Rhomboid homologs in mycobacteria: insights from phylogeny and genomic analysis.

BACKGROUND: Rhomboids are ubiquitous proteins with diverse functions in all life kingdoms, and are emerging as important factors in the biology of some pathogenic apicomplexa and Providencia stuartii. Although prokaryotic genomes contain one rhomboid, actinobacteria can have two or more copies whose sequences have not been analyzed for the presence putative rhomboid catalytic signatures. We report detailed phylogenetic and genomic analyses devoted to prokaryotic rhomboids of an important genus, Mycobacterium. RESULTS: Many mycobacterial genomes contained two phylogenetically distinct active rhomboids orthologous to Rv0110 (rhomboid protease 1) and Rv1337 (rhomboid protease 2) of Mycobacterium tuberculosis H37Rv, which were acquired independently.

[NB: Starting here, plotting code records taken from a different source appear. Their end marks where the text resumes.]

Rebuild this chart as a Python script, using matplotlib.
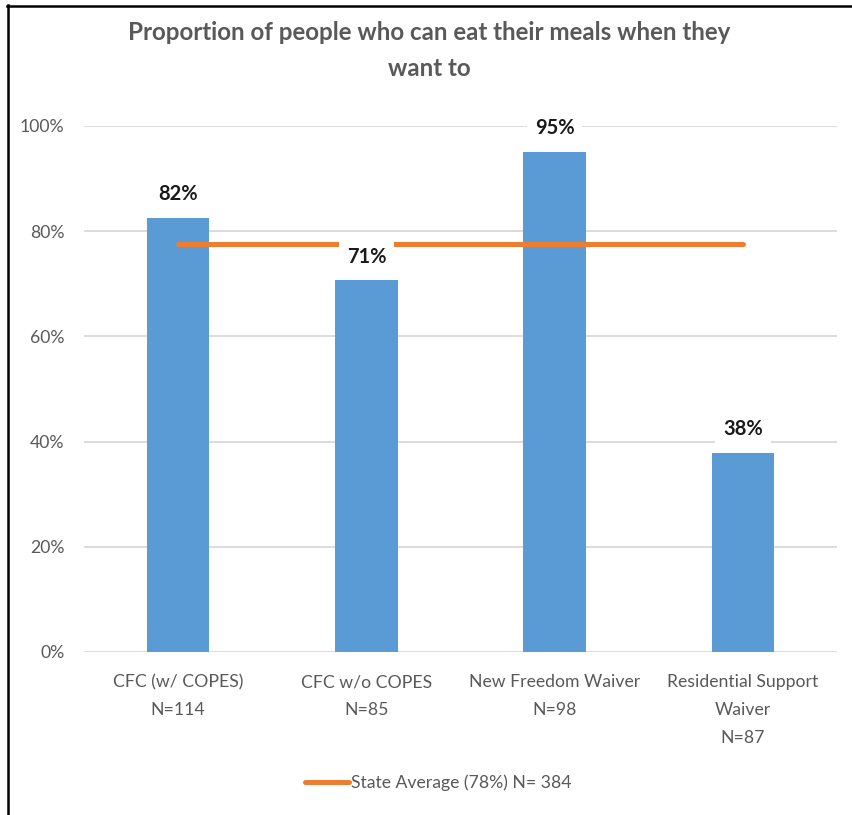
import matplotlib
matplotlib.use("Agg")
import matplotlib.pyplot as plt
from matplotlib.lines import Line2D

plt.rcParams['font.family'] = ['Lato', 'DejaVu Sans']

# Data
categories = ["CFC (w/ COPES)\nN=114", "CFC w/o COPES\nN=85",
              "New Freedom Waiver\nN=98", "Residential Support\nWaiver\nN=87"]
values = [82.5, 70.7, 95.1, 37.9]
labels = ["82%", "71%", "95%", "38%"]
state_avg = 77.6
legend_label = "State Average (78%) N= 384"
yticks = [0, 20, 40, 60, 80, 100]

W, H = 852, 815
fig = plt.figure(figsize=(W / 100, H / 100), dpi=100)
ax = fig.add_axes([84 / W, 1 - 652 / H, (837 - 84) / W, (652 - 126) / H])

x = list(range(len(categories)))
ax.bar(x, values, width=0.333, color="#5B9BD5", zorder=2)
line, = ax.plot(x, [state_avg] * len(x), color="#ED7D31", linewidth=3.6,
                solid_capstyle="round", zorder=3)

for xi, v, lab in zip(x, values, labels):
    ax.annotate(lab, xy=(xi, v), xytext=(0, 17), textcoords="offset points",
                ha="center", va="center", fontsize=14.5, fontweight="bold",
                color="#1a1a1a", zorder=5,
                bbox=dict(boxstyle="square,pad=0.4", facecolor="white", edgecolor="none"))

ax.set_xlim(-0.5, 3.5)
ax.set_ylim(0, 100)
ax.set_yticks(yticks)
ax.set_yticklabels([f"{t}%" for t in yticks])
ax.set_xticks(x)
ax.set_xticklabels(categories)
for t in ax.get_xticklabels():
    t.set_linespacing(1.9)
ax.tick_params(axis="both", length=0, labelsize=12.7, labelcolor="#595959")
ax.tick_params(axis="y", pad=14)
ax.tick_params(axis="x", pad=16)
ax.grid(axis="y", color="#D9D9D9", linewidth=1.3, zorder=0)
ax.set_axisbelow(True)
for s in ax.spines.values():
    s.set_visible(False)

fig.text(429 / W, 1 - 32 / H, "Proportion of people who can eat their meals when they",
         ha="center", va="center", fontsize=17.4, fontweight="bold", color="#595959")
fig.text(429 / W, 1 - 68 / H, "want to",
         ha="center", va="center", fontsize=17.4, fontweight="bold", color="#595959")

fig.legend([line], [legend_label], loc="center", bbox_to_anchor=(438 / W, 1 - 783 / H),
           frameon=False, fontsize=12.7, handlelength=2.5, handletextpad=0.1,
           labelcolor="#595959")

# frame lines (top and left)
fig.add_artist(Line2D([7 / W, 1], [1 - 6 / H, 1 - 6 / H], color="black", linewidth=1.8,
                      transform=fig.transFigure))
fig.add_artist(Line2D([8 / W, 8 / W], [0, 1 - 5 / H], color="black", linewidth=1.8,
                      transform=fig.transFigure))

fig.savefig("out.png", dpi=100, facecolor="white")
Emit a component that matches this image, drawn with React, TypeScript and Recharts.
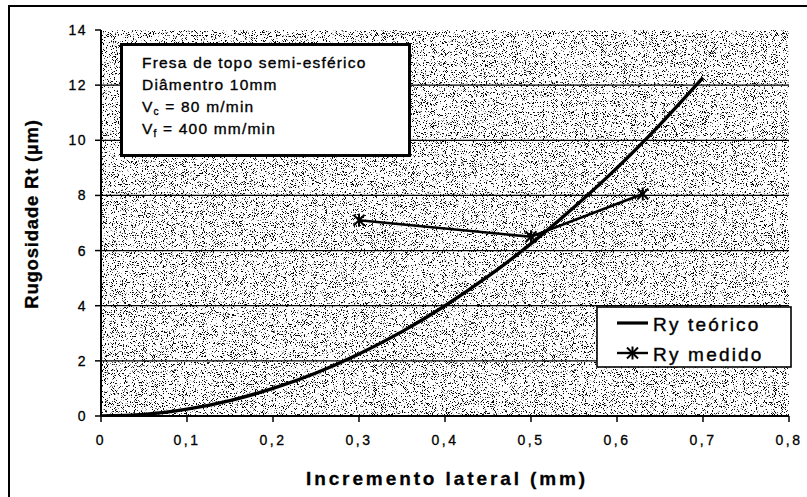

There was a genome-wide conservation and organization of the orthologs of Rv1337 arranged in proximity with glutamate racemase (mur1), while the orthologs of Rv0110 appeared evolutionary unstable and were lost in Mycobacterium leprae and the Mycobacterium avium complex. The orthologs of Rv0110 clustered with eukaryotic rhomboids and contained eukaryotic motifs, suggesting a possible common lineage. A novel nonsense mutation at the Trp73 codon split the rhomboid of Mycobacterium avium subsp. Paratuberculosis into two hypothetical proteins (MAP2425c and MAP2426c) that are identical to MAV_1554 of Mycobacterium avium. Mycobacterial rhomboids contain putative rhomboid catalytic signatures, with the protease active site stabilized by Phenylalanine. The topology and transmembrane helices of the Rv0110 orthologs were similar to those of eukaryotic secretase rhomboids, while those of Rv1337 orthologs were unique. Transcription assays indicated that both mycobacterial rhomboids are possibly expressed. CONCLUSIONS: Mycobacterial rhomboids are active rhomboid proteases with different evolutionary history. The Rv0110 (rhomboid protease 1) orthologs represent prokaryotic rhomboids whose progenitor may be the ancestors of eukaryotic rhomboids. The Rv1337 (rhomboid protease 2) orthologs appear more stable and are conserved nearly in all mycobacteria, possibly alluding to their importance in mycobacteria. MAP2425c and MAP2426c provide the first evidence for a split homologous rhomboid, contrasting whole orthologs of genetically related species. Although valuable insights to the roles of rhomboids are provided, the data herein only lays a foundation for future investigations for the roles of rhomboids in mycobacteria.